Mark and Lauren were as unpleasant as each other, and frequently seemed to try and out-cunt each other week after week. Mark might not want his best friend, James Argent to be so under the thumb one week, so Lauren will go out of her way to upset Mark’s family. A loving relationship by anyone’s standards, you’ll probably agree.
Doesn’t seem like much to base a career on here does there? Even Katie Price has established that bouncing off the carcasses of ex-partners can only get you so far before the worry that, once the zombie apocalypse comes, they’ll be back asking for their rings back and whether it was all really because of Roxanne.
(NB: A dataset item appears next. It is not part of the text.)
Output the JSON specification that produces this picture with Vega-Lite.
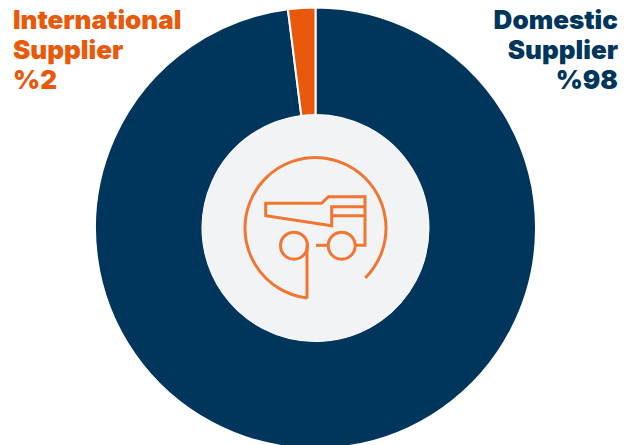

There has to be something else locked away in the public psyche that allows such an odious man to get away with so much for so long.
Not only does he actively wind up Lauren Goodger (and you don’t want to mess with her, she’s Goddess of the Moon or something with a face like that), but he also strings along other potential girlfriends at the very same time, in the hope that once things do go sour with Lauren (which they always do, they’ve been on and off more times than a suicidal’s gas oven) that he can hop into bed with one of them, effectively propping up his Alpha Dog ego one more time. A perfect example is during ‘The Only Way Is EsseXmas.’ Mark told Lauren that he would always love her and they would probably get back together, just shortly before getting a cab into half cat, half woman Sam Faiers for some heterosexual shagging. He’s such a LAD.
Is this an aspirational icon for people to yearn after? Do young men think ‘Mark Wright seems like a totally fine fellow and he treats women with the respect and admiration that they deserve’? Of course they don’t. They see what he truly is. A sickening blight on the ITV landscape and a reflection of the troubling split between the attitudes of men and woman. But yet they still want to emulate him.
And finally, one last point: the way that Mark treats women on The Only Way Is Essex, a program aimed directly at women, can only be described as grievously misogynistic, yet he still is revered like a hero. It’s Trojan Horse tactics to make women feel as shit as ill fitting bras do.